##### Provided material #####
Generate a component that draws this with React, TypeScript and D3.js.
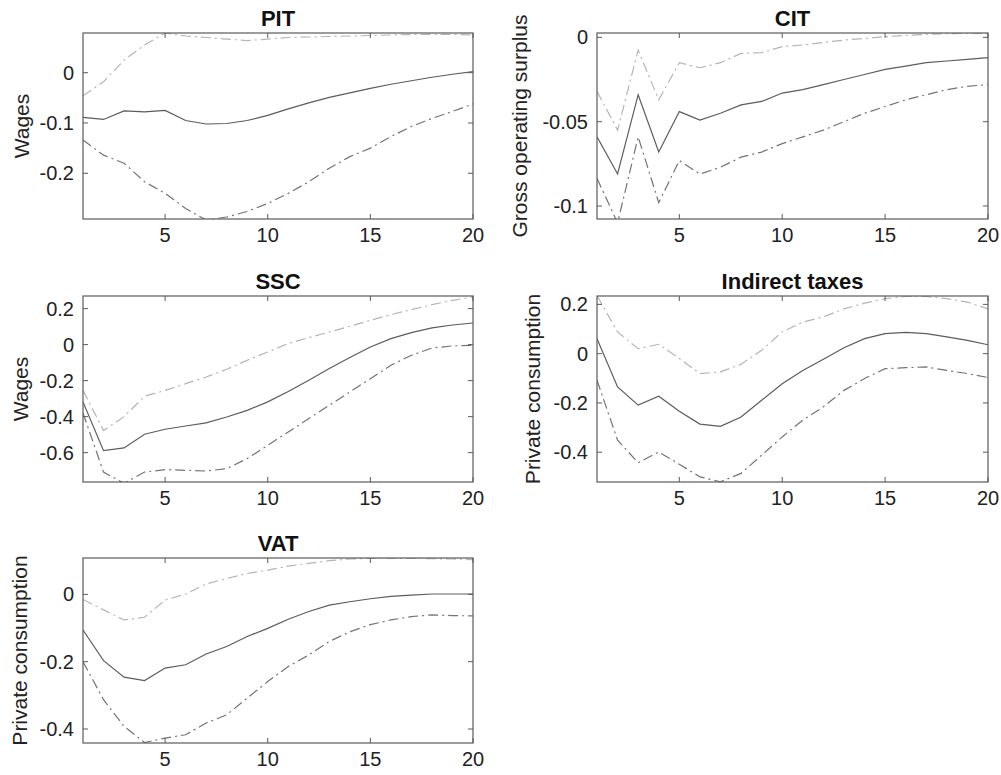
import React from "react";
import * as d3 from "d3";

// horizon (quarters)
const steps = [1, 2, 3, 4, 5, 6, 7, 8, 9, 10, 11, 12, 13, 14, 15, 16, 17, 18, 19, 20];
const xTicks = [5, 10, 15, 20];

// PIT -> wages
const pitMean = [-0.089, -0.093, -0.076, -0.078, -0.075, -0.095, -0.102, -0.101, -0.095, -0.085, -0.072, -0.06, -0.049, -0.04, -0.031, -0.023, -0.016, -0.009, -0.003, 0.002];
const pitUpper = [-0.046, -0.018, 0.025, 0.055, 0.079, 0.073, 0.07, 0.067, 0.064, 0.067, 0.07, 0.071, 0.072, 0.073, 0.074, 0.075, 0.076, 0.076, 0.076, 0.075];
const pitLower = [-0.134, -0.164, -0.18, -0.217, -0.24, -0.27, -0.293, -0.287, -0.276, -0.26, -0.24, -0.217, -0.19, -0.167, -0.15, -0.127, -0.107, -0.091, -0.077, -0.062];

// CIT -> gross operating surplus
const citMean = [-0.059, -0.081, -0.034, -0.068, -0.044, -0.049, -0.045, -0.04, -0.038, -0.033, -0.031, -0.028, -0.025, -0.022, -0.019, -0.017, -0.015, -0.014, -0.013, -0.012];
const citUpper = [-0.032, -0.055, -0.0075, -0.037, -0.015, -0.018, -0.015, -0.0095, -0.009, -0.0055, -0.0045, -0.003, -0.0016, -0.0006, 0.0004, 0.0012, 0.0018, 0.0022, 0.0024, 0.0024];
const citLower = [-0.0836, -0.11, -0.059, -0.098, -0.073, -0.081, -0.077, -0.071, -0.068, -0.063, -0.059, -0.055, -0.05, -0.045, -0.041, -0.037, -0.034, -0.031, -0.029, -0.028];

// SSC -> wages
const sscMean = [-0.319, -0.589, -0.574, -0.498, -0.47, -0.452, -0.435, -0.402, -0.365, -0.318, -0.26, -0.198, -0.133, -0.072, -0.013, 0.033, 0.067, 0.093, 0.109, 0.12];
const sscUpper = [-0.254, -0.477, -0.4, -0.287, -0.254, -0.217, -0.18, -0.137, -0.087, -0.041, 0.006, 0.039, 0.07, 0.102, 0.135, 0.167, 0.194, 0.222, 0.246, 0.265];
const sscLower = [-0.38, -0.708, -0.77, -0.708, -0.694, -0.698, -0.702, -0.689, -0.633, -0.559, -0.485, -0.411, -0.337, -0.263, -0.189, -0.115, -0.059, -0.019, -0.007, -0.004];

// indirect taxes -> private consumption
const indMean = [0.061, -0.135, -0.209, -0.173, -0.234, -0.286, -0.295, -0.257, -0.189, -0.122, -0.068, -0.023, 0.024, 0.061, 0.081, 0.086, 0.081, 0.068, 0.054, 0.036];
const indUpper = [0.236, 0.088, 0.02, 0.038, -0.02, -0.081, -0.074, -0.043, 0.0135, 0.088, 0.128, 0.149, 0.182, 0.205, 0.223, 0.232, 0.232, 0.223, 0.209, 0.182];
const indLower = [-0.108, -0.351, -0.443, -0.399, -0.449, -0.5, -0.52, -0.486, -0.412, -0.338, -0.27, -0.216, -0.149, -0.101, -0.061, -0.057, -0.054, -0.068, -0.081, -0.097];

// VAT -> private consumption
const vatMean = [-0.106, -0.197, -0.246, -0.256, -0.219, -0.209, -0.177, -0.155, -0.125, -0.101, -0.074, -0.051, -0.032, -0.022, -0.013, -0.006, -0.002, 0.001, 0.001, 0.001];
const vatUpper = [-0.015, -0.046, -0.076, -0.068, -0.017, 0.001, 0.031, 0.047, 0.062, 0.072, 0.084, 0.092, 0.1, 0.105, 0.107, 0.107, 0.107, 0.106, 0.105, 0.103];
const vatLower = [-0.2, -0.313, -0.392, -0.44, -0.427, -0.417, -0.382, -0.358, -0.308, -0.259, -0.214, -0.18, -0.14, -0.111, -0.09, -0.076, -0.066, -0.061, -0.063, -0.064];

const panels = [
  { title: "PIT", ylabel: "Wages", mean: pitMean, upper: pitUpper, lower: pitLower, yDomain: [-0.291, 0.079], yTicks: [-0.2, -0.1, 0] },
  { title: "CIT", ylabel: "Gross operating surplus", mean: citMean, upper: citUpper, lower: citLower, yDomain: [-0.1077, 0.0026], yTicks: [-0.1, -0.05, 0] },
  { title: "SSC", ylabel: "Wages", mean: sscMean, upper: sscUpper, lower: sscLower, yDomain: [-0.763, 0.27], yTicks: [-0.6, -0.4, -0.2, 0, 0.2] },
  { title: "Indirect taxes", ylabel: "Private consumption", mean: indMean, upper: indUpper, lower: indLower, yDomain: [-0.521, 0.234], yTicks: [-0.4, -0.2, 0, 0.2] },
  { title: "VAT", ylabel: "Private consumption", mean: vatMean, upper: vatUpper, lower: vatLower, yDomain: [-0.4415, 0.108], yTicks: [-0.4, -0.2, 0] },
];

// plot boxes (left, top, right, bottom) and y label offsets
const boxes = [
  { l: 83, t: 33, r: 473, b: 219, lab: 54 },
  { l: 597, t: 33, r: 988, b: 219, lab: 70 },
  { l: 83, t: 296, r: 473, b: 482, lab: 55 },
  { l: 597, t: 296, r: 988, b: 482, lab: 57 },
  { l: 83, t: 558, r: 473, b: 743, lab: 56 },
];

const FONT = "'Liberation Sans', Arial, Helvetica, sans-serif";
const AXIS = "#5a5a5a";
const TICK = 5;

function Panel({ p, box, idx }: any) {
  const x = d3.scaleLinear().domain([1, 20]).range([box.l, box.r]);
  const y = d3.scaleLinear().domain(p.yDomain).range([box.b, box.t]);
  const line = d3
    .line<number>()
    .x((d, i) => x(steps[i]))
    .y((d) => y(d));
  const clipId = `clip${idx}`;
  const cy = (box.t + box.b) / 2;

  return (
    <g>
      <defs>
        <clipPath id={clipId}>
          <rect x={box.l} y={box.t} width={box.r - box.l} height={box.b - box.t} />
        </clipPath>
      </defs>
      <g clipPath={`url(#${clipId})`} fill="none" strokeWidth={1.2}>
        <path d={line(p.upper) || ""} stroke="#b5b5b5" strokeDasharray="10,4,2,4" />
        <path d={line(p.lower) || ""} stroke="#747474" strokeDasharray="10,4,2,4" />
        <path d={line(p.mean) || ""} stroke="#5c5c5c" />
      </g>
      {/* box */}
      <rect x={box.l} y={box.t} width={box.r - box.l} height={box.b - box.t} fill="none" stroke={AXIS} strokeWidth={1.2} />
      {/* x ticks */}
      {xTicks.map((t) => (
        <g key={"x" + t}>
          <line x1={x(t)} x2={x(t)} y1={box.b} y2={box.b - TICK} stroke={AXIS} />
          <line x1={x(t)} x2={x(t)} y1={box.t} y2={box.t + TICK} stroke={AXIS} />
          <text x={x(t)} y={box.b + 23} textAnchor="middle" fontSize={20} fontFamily={FONT} fill="#222">
            {t}
          </text>
        </g>
      ))}
      {/* y ticks */}
      {p.yTicks.map((t: number) => (
        <g key={"y" + t}>
          <line x1={box.l} x2={box.l + TICK} y1={y(t)} y2={y(t)} stroke={AXIS} />
          <line x1={box.r} x2={box.r - TICK} y1={y(t)} y2={y(t)} stroke={AXIS} />
          <text x={box.l - 9} y={y(t) + 7} textAnchor="end" fontSize={20} fontFamily={FONT} fill="#222">
            {String(t)}
          </text>
        </g>
      ))}
      <text x={(box.l + box.r) / 2} y={box.t - 7} textAnchor="middle" fontSize={22} fontWeight="bold" fontFamily={FONT} fill="#111">
        {p.title}
      </text>
      <text
        transform={`translate(${box.l - box.lab},${cy}) rotate(-90)`}
        textAnchor="middle"
        fontSize={21}
        fontFamily={FONT}
        fill="#222"
      >
        {p.ylabel}
      </text>
    </g>
  );
}

export default function App() {
  return (
    <svg
      width={1001}
      height={775}
      style={{ position: "absolute", left: 0, top: 0, background: "#fff" }}
    >
      <rect width={1001} height={775} fill="#fff" />
      {panels.map((p, i) => (
        <Panel key={p.title} p={p} box={boxes[i]} idx={i} />
      ))}
    </svg>
  );
}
#####
Begin at the first line of the material and copy each line exactly through the one containing "-0.031, -0.029, -0.028];". Omit pictures.

▸ **In response**:
Generate a component that draws this with React, TypeScript and D3.js.
import React from "react";
import * as d3 from "d3";

// horizon (quarters)
const steps = [1, 2, 3, 4, 5, 6, 7, 8, 9, 10, 11, 12, 13, 14, 15, 16, 17, 18, 19, 20];
const xTicks = [5, 10, 15, 20];

// PIT -> wages
const pitMean = [-0.089, -0.093, -0.076, -0.078, -0.075, -0.095, -0.102, -0.101, -0.095, -0.085, -0.072, -0.06, -0.049, -0.04, -0.031, -0.023, -0.016, -0.009, -0.003, 0.002];
const pitUpper = [-0.046, -0.018, 0.025, 0.055, 0.079, 0.073, 0.07, 0.067, 0.064, 0.067, 0.07, 0.071, 0.072, 0.073, 0.074, 0.075, 0.076, 0.076, 0.076, 0.075];
const pitLower = [-0.134, -0.164, -0.18, -0.217, -0.24, -0.27, -0.293, -0.287, -0.276, -0.26, -0.24, -0.217, -0.19, -0.167, -0.15, -0.127, -0.107, -0.091, -0.077, -0.062];

// CIT -> gross operating surplus
const citMean = [-0.059, -0.081, -0.034, -0.068, -0.044, -0.049, -0.045, -0.04, -0.038, -0.033, -0.031, -0.028, -0.025, -0.022, -0.019, -0.017, -0.015, -0.014, -0.013, -0.012];
const citUpper = [-0.032, -0.055, -0.0075, -0.037, -0.015, -0.018, -0.015, -0.0095, -0.009, -0.0055, -0.0045, -0.003, -0.0016, -0.0006, 0.0004, 0.0012, 0.0018, 0.0022, 0.0024, 0.0024];
const citLower = [-0.0836, -0.11, -0.059, -0.098, -0.073, -0.081, -0.077, -0.071, -0.068, -0.063, -0.059, -0.055, -0.05, -0.045, -0.041, -0.037, -0.034, -0.031, -0.029, -0.028];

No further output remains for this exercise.